While trying to improve Google Maps, the Google Street View team created a new computer program that's so good at recognizing text in photographs, it can fool one of the most secure and best-known tests used for distinguishing humans from bots online.
“Recognizing multi-digit numbers in photographs captured at street level is an important component of modern-day mapmaking,” Google Inc. (NASDAQ: GOOG) said in a research report. “More broadly, recognizing numbers in photographs is a problem of interest to the optical character recognition community.”
Google’s algorithm was able to identify and transcribe addresses contained in several tens of millions of Street View photographs with better than 90 percent accuracy. When Google applied the same program to CAPTCHA puzzles, which are those deliberately hard-to-read strings of distorted text users have to decipher and retype to verify that they are human, the algorithm was correct about 99.8 percent of the time.
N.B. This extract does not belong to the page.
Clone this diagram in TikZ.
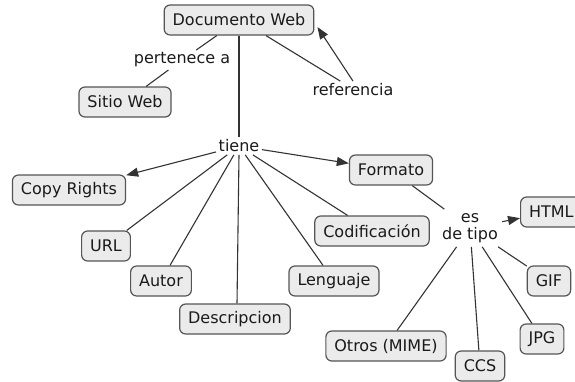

“Our evaluations on both tasks ... indicate that at specific operating thresholds, the performance of the proposed system is comparable to, and in some cases exceeds, that of human operators,” Google researchers wrote in a report published Monday.
Google’s goal is to have a machine that can automatically recognize addresses captured in images taken by special car-mounted Google Street View cameras and automatically match them with the geo-location of a building.
As Google’s Street View cars drive around the globe and capture panoramic images for Google Maps, they also capture photographs of hundreds of millions of multidigit addresses. Google wanted a program that could automatically identify the numbers from the pixels in photographs and associate them with the precise geo-location of the building.
Plenty of computer programs have been designed to recognize text in controlled settings (e.g., apps that can take pictures of W2s and automatically fill out a tax return form). The challenge is recognizing text in the wild, due to hundreds of factors, including everything from font size and color to environmental influences like lighting and shadow.
Google's Street View also has to contend with image resolution, the motion of the car, blurs and the angle from which its cameras capture the numbers.
“Due to these complexities, traditional approaches to solve this problem typically separate out the localization, segmentation and recognition steps,” Google said in the report. Instead, the team tried an approach that merged all of these steps with an artificial learning machine, known as a neural network, which is designed to function by taking in images and turning them into image pixels.
“Turns out that this new algorithm can also be used to read CAPTCHA puzzles,” Vinay Shet, the product manager of Google’s own CAPTCHA generator, reCAPTCHA, said in a blog post. “This shows that the act of typing in the answer to a distorted image should not be the only factor when it comes to determining a human versus a machine.”
By making Google Maps more accurate, Google said its findings will also help improve security systems like reCAPTCHA. It’s likely the technology could also find its way into Google’s mobile programs like the Android operating system and Google Glass.